Once Shang de-escalates, so does the rest of the world, and what Louise learned ultimately brings humanity closer to unification.

She had been remembering her future marriage to Ian, the daughter they had together, and her tragic terminal illness that will take her life at age twelve.

Somehow, that’s all worth it though, and although “we win,” there’s a tragic undertone to not only the ending but the entire movie.

hannah

Hannah was played at age six by Jadyn Malone, at age eight by Abigail Pniowsky, and at age twelve by Julia Scarlett Dan

It’s not exactly satisfying for that reason, but it forms a complete story that describes the fabric of life, the happy threads among the sad.

I’m sure real linguists would watch this movie and point out all the mistakes, but I don’t have that expertise. I was okay with the one hour, fifty-six minute experience, but couldn’t have taken much more of “I love you Hannah but you’re going to die.”

2 thoughts on “Movie Review: “Arrival” (2016)

  1. Arrival is one of my all-time favorite films, despite its slow thoughtful pace.

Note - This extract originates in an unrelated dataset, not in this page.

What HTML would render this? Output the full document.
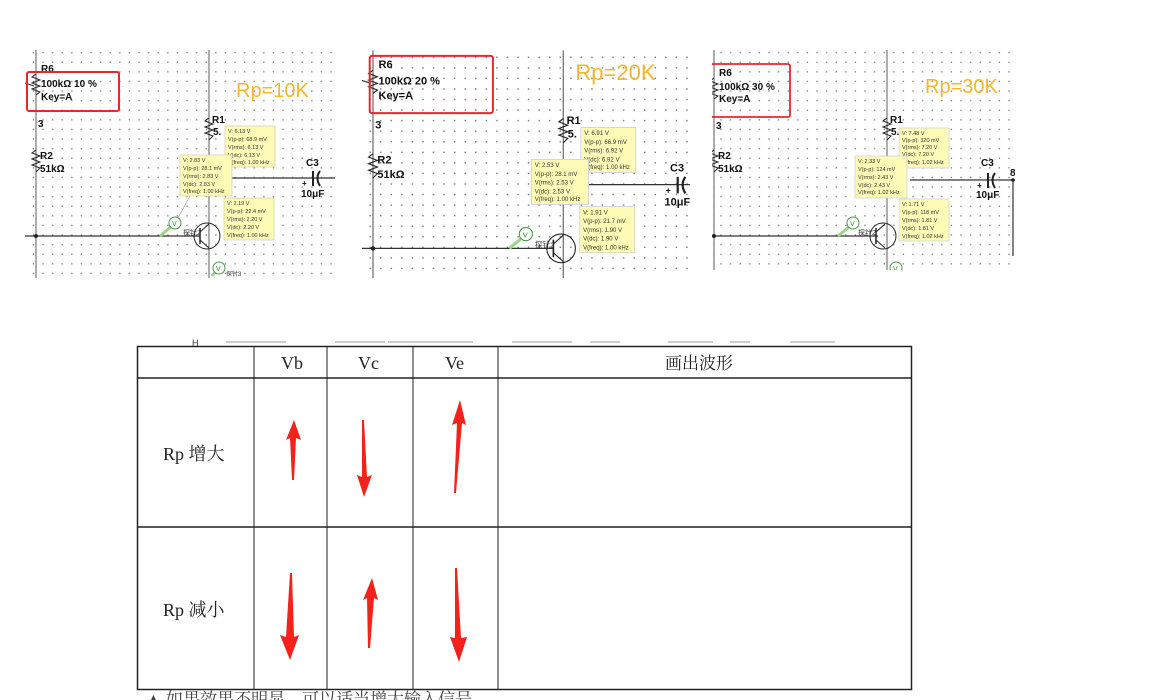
<!DOCTYPE html>
<html><head><meta charset="utf-8"><style>
html,body{margin:0;padding:0;background:#fff;width:1162px;height:700px;overflow:hidden}
svg text{font-family:"Liberation Sans","Noto Sans CJK SC",sans-serif}
svg text.sf{font-family:"Liberation Serif","Noto Serif CJK SC",serif;font-size:18px;fill:#222}
.b{font-weight:bold;font-size:10px;fill:#111}
.s{font-size:5.5px;fill:#333}
.rp{font-size:20px;fill:#f8b62c}
</style></head><body>
<svg width="1162" height="700" viewBox="0 0 1162 700" xmlns="http://www.w3.org/2000/svg">
<defs>
<pattern id="dots" x="0" y="0" width="9.6" height="9.6" patternUnits="userSpaceOnUse">
<rect x="4" y="4" width="1.3" height="1.3" fill="#777"/>
</pattern>
<clipPath id="c1"><rect x="25" y="50" width="310" height="228"/></clipPath>
<clipPath id="c2"><rect x="26" y="56" width="298" height="207"/></clipPath>
<clipPath id="c3"><rect x="34" y="50" width="303" height="220"/></clipPath>
</defs>

<!-- Panel 1 -->
<g clip-path="url(#c1)">
<rect x="25" y="50" width="310" height="228" fill="url(#dots)"/>
<line x1="36" y1="50" x2="36" y2="280" stroke="#777" stroke-width="1.2"/>
<line x1="209" y1="50" x2="209" y2="280" stroke="#777" stroke-width="1.2"/>
<polyline points="36,74 32,77 40,80 32,83 40,86 32,89 40,92 36,95" fill="none" stroke="#222" stroke-width="1"/>
<line x1="22" y1="82" x2="34" y2="86" stroke="#222"/>
<text class="b" x="41" y="72">R6</text>
<text class="b" x="41" y="87">100kΩ   10 %</text>
<text class="b" x="41" y="100">Key=A</text>
<rect x="27" y="72" width="92" height="39" fill="none" stroke="#e8272b" stroke-width="2" rx="2"/>
<text class="b" x="38" y="127">3</text>
<polyline points="36,150 32,153 40,156 32,159 40,162 32,165 40,168 36,172" fill="none" stroke="#222"/>
<text class="b" x="40" y="159">R2</text>
<text class="b" x="40" y="172">51kΩ</text>
<line x1="25" y1="236" x2="200" y2="236" stroke="#333" stroke-width="1.2"/>
<circle cx="36" cy="236" r="2" fill="#222"/>
<polyline points="209,118 205,121 213,124 205,127 213,130 205,133 213,136 209,140" fill="none" stroke="#222"/>
<text class="b" x="212" y="123">R1</text>
<text class="b" x="213" y="135">5.</text>
<line x1="232" y1="178" x2="335" y2="178" stroke="#333" stroke-width="1.2"/>
<line x1="313" y1="171" x2="313" y2="186" stroke="#222" stroke-width="2"/>
<path d="M320,171 Q315,178 320,186" fill="none" stroke="#222" stroke-width="2"/>
<text class="b" x="306" y="166">C3</text>
<text class="b" x="302" y="186" style="font-size:8px">+</text>
<text class="b" x="301" y="197">10μF</text>
<circle cx="207" cy="236" r="13" fill="none" stroke="#222"/>
<line x1="200" y1="228" x2="200" y2="244" stroke="#222" stroke-width="1.5"/>
<line x1="200" y1="232" x2="209" y2="224" stroke="#222"/>
<line x1="200" y1="240" x2="209" y2="248" stroke="#222"/>
<text x="183" y="235" style="font-size:7px;fill:#333">探针2</text>
<line x1="160" y1="236" x2="172" y2="226" stroke="#9bd58e" stroke-width="3"/>
<circle cx="175" cy="223" r="6" fill="#fff" stroke="#4a9a4a"/><text x="172" y="226" style="font-size:7px;fill:#3a8a3a">V</text>
<line x1="212" y1="276" x2="216" y2="271" stroke="#9bd58e" stroke-width="3"/>
<circle cx="219" cy="268" r="6" fill="#fff" stroke="#4a9a4a"/><text x="216" y="271" style="font-size:7px;fill:#3a8a3a">V</text>
<text x="226" y="276" style="font-size:6px;fill:#333">探针3</text>
<line x1="190" y1="196" x2="178" y2="218" stroke="#88a" stroke-width="0.6"/>
<rect x="225" y="126" width="50" height="41" fill="#fdfbb5" stroke="#c8c8a0" stroke-width="0.6"/>
<text class="s" x="228" y="133">V: 6.13 V</text><text class="s" x="228" y="141">V(p-p): 68.9 mV</text><text class="s" x="228" y="149">V(rms): 6.13 V</text><text class="s" x="228" y="157">V(dc): 6.13 V</text><text class="s" x="228" y="164">V(freq): 1.00 kHz</text>
<rect x="180" y="155" width="52" height="41" fill="#fdfbb5" stroke="#c8c8a0" stroke-width="0.6"/>
<text class="s" x="183" y="162">V: 2.83 V</text><text class="s" x="183" y="170">V(p-p): 28.1 mV</text><text class="s" x="183" y="178">V(rms): 2.83 V</text><text class="s" x="183" y="186">V(dc): 2.83 V</text><text class="s" x="183" y="193">V(freq): 1.00 kHz</text>
<rect x="224" y="198" width="50" height="42" fill="#fdfbb5" stroke="#c8c8a0" stroke-width="0.6"/>
<text class="s" x="227" y="205">V: 2.19 V</text><text class="s" x="227" y="213">V(p-p): 22.4 mV</text><text class="s" x="227" y="221">V(rms): 2.20 V</text><text class="s" x="227" y="229">V(dc): 2.20 V</text><text class="s" x="227" y="237">V(freq): 1.00 kHz</text>
<text class="rp" x="236" y="97">Rp=10K</text>
</g>

<!-- Panel 2 -->
<g transform="translate(333.4,-11.2) scale(1.1)">
<g clip-path="url(#c2)">
<rect x="20" y="50" width="310" height="228" fill="url(#dots)"/>
<line x1="36" y1="50" x2="36" y2="280" stroke="#777" stroke-width="1.2"/>
<line x1="209" y1="50" x2="209" y2="280" stroke="#777" stroke-width="1.2"/>
<polyline points="36,74 32,77 40,80 32,83 40,86 32,89 40,92 36,95" fill="none" stroke="#222"/>
<line x1="22" y1="82" x2="34" y2="86" stroke="#222"/>
<text class="b" x="41" y="72">R6</text>
<text class="b" x="41" y="87">100kΩ   20 %</text>
<text class="b" x="41" y="100">Key=A</text>
<rect x="33" y="61" width="112" height="52" fill="none" stroke="#e8272b" stroke-width="1.8" rx="2"/>
<text class="b" x="38" y="127">3</text>
<polyline points="36,150 32,153 40,156 32,159 40,162 32,165 40,168 36,172" fill="none" stroke="#222"/>
<text class="b" x="40" y="159">R2</text>
<text class="b" x="40" y="172">51kΩ</text>
<line x1="20" y1="236" x2="200" y2="236" stroke="#333" stroke-width="1.2"/>
<circle cx="36" cy="236" r="2" fill="#222"/>
<polyline points="209,118 205,121 213,124 205,127 213,130 205,133 213,136 209,140" fill="none" stroke="#222"/>
<text class="b" x="212" y="123">R1</text>
<text class="b" x="213" y="135">5.</text>
<line x1="232" y1="178" x2="335" y2="178" stroke="#333" stroke-width="1.2"/>
<line x1="313" y1="171" x2="313" y2="186" stroke="#222" stroke-width="2"/>
<path d="M320,171 Q315,178 320,186" fill="none" stroke="#222" stroke-width="2"/>
<text class="b" x="306" y="166">C3</text>
<text class="b" x="302" y="186" style="font-size:8px">+</text>
<text class="b" x="301" y="197">10μF</text>
<circle cx="207" cy="236" r="13" fill="none" stroke="#222"/>
<line x1="200" y1="228" x2="200" y2="244" stroke="#222" stroke-width="1.5"/>
<line x1="200" y1="232" x2="209" y2="224" stroke="#222"/>
<line x1="200" y1="240" x2="209" y2="248" stroke="#222"/>
<text x="183" y="235" style="font-size:7px;fill:#333">探针2</text>
<line x1="160" y1="236" x2="172" y2="226" stroke="#9bd58e" stroke-width="3"/>
<circle cx="175" cy="223" r="6" fill="#fff" stroke="#4a9a4a"/><text x="172" y="226" style="font-size:7px;fill:#3a8a3a">V</text>
<rect x="225" y="126" width="50" height="41" fill="#fdfbb5" stroke="#b8c8e0" stroke-width="0.6"/>
<text class="s" x="228" y="133">V: 6.91 V</text><text class="s" x="228" y="141">V(p-p): 66.9 mV</text><text class="s" x="228" y="149">V(rms): 6.92 V</text><text class="s" x="228" y="157">V(dc): 6.92 V</text><text class="s" x="228" y="164">V(freq): 1.00 kHz</text>
<rect x="180" y="155" width="52" height="41" fill="#fdfbb5" stroke="#b8c8e0" stroke-width="0.6"/>
<text class="s" x="183" y="162">V: 2.53 V</text><text class="s" x="183" y="170">V(p-p): 28.1 mV</text><text class="s" x="183" y="178">V(rms): 2.53 V</text><text class="s" x="183" y="186">V(dc): 2.53 V</text><text class="s" x="183" y="193">V(freq): 1.00 kHz</text>
<rect x="224" y="198" width="50" height="42" fill="#fdfbb5" stroke="#b8c8e0" stroke-width="0.6"/>
<text class="s" x="227" y="205">V: 1.91 V</text><text class="s" x="227" y="213">V(p-p): 21.7 mV</text><text class="s" x="227" y="221">V(rms): 1.90 V</text><text class="s" x="227" y="229">V(dc): 1.90 V</text><text class="s" x="227" y="237">V(freq): 1.00 kHz</text>
<text class="rp" x="220" y="83">Rp=20K</text>
</g></g>

<!-- Panel 3 -->
<g transform="translate(678,0)">
<g clip-path="url(#c3)">
<rect x="30" y="50" width="310" height="228" fill="url(#dots)"/>
<line x1="36" y1="50" x2="36" y2="280" stroke="#777" stroke-width="1.2"/>
<line x1="209" y1="50" x2="209" y2="280" stroke="#777" stroke-width="1.2"/>
<polyline points="36,78 32,81 40,84 32,87 40,90 32,93 40,96 36,99" fill="none" stroke="#222"/>
<line x1="22" y1="86" x2="34" y2="90" stroke="#222"/>
<text class="b" x="41" y="76">R6</text>
<text class="b" x="41" y="90">100kΩ   30 %</text>
<text class="b" x="41" y="102">Key=A</text>
<rect x="33" y="64" width="79" height="53" fill="none" stroke="#e8272b" stroke-width="1.8" rx="2"/>
<text class="b" x="38" y="129">3</text>
<polyline points="36,150 32,153 40,156 32,159 40,162 32,165 40,168 36,172" fill="none" stroke="#222"/>
<text class="b" x="40" y="159">R2</text>
<text class="b" x="40" y="172">51kΩ</text>
<line x1="30" y1="236" x2="200" y2="236" stroke="#333" stroke-width="1.2"/>
<circle cx="36" cy="236" r="2" fill="#222"/>
<polyline points="209,118 205,121 213,124 205,127 213,130 205,133 213,136 209,140" fill="none" stroke="#222"/>
<text class="b" x="212" y="123">R1</text>
<text class="b" x="213" y="135">5.</text>
<line x1="232" y1="180" x2="337" y2="180" stroke="#333" stroke-width="1.2"/>
<line x1="335" y1="180" x2="335" y2="256" stroke="#333" stroke-width="1.2"/>
<circle cx="335" cy="180" r="1.8" fill="#222"/>
<text class="b" x="332" y="176">8</text>
<line x1="310" y1="173" x2="310" y2="188" stroke="#222" stroke-width="2"/>
<path d="M317,173 Q312,180 317,188" fill="none" stroke="#222" stroke-width="2"/>
<text class="b" x="303" y="166">C3</text>
<text class="b" x="299" y="188" style="font-size:8px">+</text>
<text class="b" x="298" y="198">10μF</text>
<circle cx="205" cy="236" r="13" fill="none" stroke="#222"/>
<line x1="198" y1="228" x2="198" y2="244" stroke="#222" stroke-width="1.5"/>
<line x1="198" y1="232" x2="207" y2="224" stroke="#222"/>
<line x1="198" y1="240" x2="207" y2="248" stroke="#222"/>
<text x="180" y="235" style="font-size:7px;fill:#333">探针2</text>
<line x1="160" y1="236" x2="172" y2="226" stroke="#9bd58e" stroke-width="3"/>
<circle cx="175" cy="223" r="6" fill="#fff" stroke="#4a9a4a"/><text x="172" y="226" style="font-size:7px;fill:#3a8a3a">V</text>
<circle cx="218" cy="268" r="6" fill="#fff" stroke="#4a9a4a"/><text x="215" y="271" style="font-size:7px;fill:#3a8a3a">V</text>
<rect x="221" y="128" width="50" height="40" fill="#fdfbb5" stroke="#b8c8e0" stroke-width="0.6"/>
<text class="s" x="224" y="135">V: 7.48 V</text><text class="s" x="224" y="142">V(p-p): 320 mV</text><text class="s" x="224" y="149">V(rms): 7.20 V</text><text class="s" x="224" y="156">V(dc): 7.20 V</text><text class="s" x="224" y="164">V(freq): 1.02 kHz</text>
<rect x="177" y="156" width="52" height="42" fill="#fdfbb5" stroke="#b8c8e0" stroke-width="0.6"/>
<text class="s" x="180" y="163">V: 2.33 V</text><text class="s" x="180" y="171">V(p-p): 124 mV</text><text class="s" x="180" y="179">V(rms): 2.43 V</text><text class="s" x="180" y="187">V(dc): 2.43 V</text><text class="s" x="180" y="194">V(freq): 1.02 kHz</text>
<rect x="221" y="199" width="50" height="42" fill="#fdfbb5" stroke="#b8c8e0" stroke-width="0.6"/>
<text class="s" x="224" y="206">V: 1.71 V</text><text class="s" x="224" y="214">V(p-p): 118 mV</text><text class="s" x="224" y="222">V(rms): 1.81 V</text><text class="s" x="224" y="230">V(dc): 1.81 V</text><text class="s" x="224" y="238">V(freq): 1.02 kHz</text>
<text class="rp" x="247" y="93">Rp=30K</text>
</g></g>

<!-- faint text above table -->
<text x="192" y="346" style="font-size:9px;fill:#333">H</text>
<g fill="#ccc"><rect x="226" y="341" width="60" height="2"/><rect x="335" y="341" width="50" height="2"/><rect x="388" y="341" width="85" height="2"/><rect x="512" y="341" width="60" height="2"/><rect x="590" y="341" width="30" height="2"/><rect x="668" y="341" width="45" height="2"/><rect x="730" y="341" width="20" height="2"/><rect x="790" y="341" width="45" height="2"/></g>

<!-- Table -->
<g stroke="#222" fill="none">
<rect x="137.5" y="346.5" width="774" height="343" stroke-width="1.5"/>
<line x1="137" y1="378" x2="912" y2="378" stroke-width="1.5"/>
<line x1="137" y1="527" x2="912" y2="527" stroke-width="1.5"/>
<line x1="254" y1="346" x2="254" y2="690"/>
<line x1="327" y1="346" x2="327" y2="690"/>
<line x1="413" y1="346" x2="413" y2="690"/>
<line x1="498" y1="346" x2="498" y2="690"/>
</g>
<text class="sf" x="281" y="369">Vb</text><text class="sf" x="358" y="369">Vc</text><text class="sf" x="445" y="369">Ve</text>
<text class="sf" x="665" y="369" style="font-size:17px">画出波形</text>
<text class="sf" x="163" y="460">Rp 增大</text>
<text class="sf" x="163" y="616">Rp 减小</text>
<g fill="#f5221b">
<polygon points="294,420 301,440 296,438 294,480 292,480 290,438 286,440"/>
<polygon points="364,497 357,475 362,477 362,420 364,420 367,477 372,475"/>
<polygon points="460,400 466,425 462,423 456,493 454,493 457,423 452,425"/>
<polygon points="290,660 280,635 286,637 290,573 292,573 294,637 299,635"/>
<polygon points="372,578 378,600 374,598 370,648 368,648 367,598 363,600"/>
<polygon points="459,662 450,637 455,638 455,568 457,568 461,638 467,637"/>
</g>
<text class="sf" x="145" y="705" style="font-size:17px;fill:#444">▲  如果效果不明显，可以适当增大输入信号</text>
</svg>
</body></html>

To me its depicted linguistic approach is quite enlightening, though it was never clear how the protagonist was able to interact with the aliens to produce their symbols on the interface wall itself rather than on the computer screens used to replicate most of the shared vocabulary that was decoded. Also missing was the apparent telepathic interaction in their final encounter that finally explained why the aliens had come to earth. Also not explained but merely inferred was why 12 ships scattered themselves randomly around the planet, each supplying only a portion of the information they had come to impart to enable humans to develop the ability to think timelessly for the sake of their future assistance.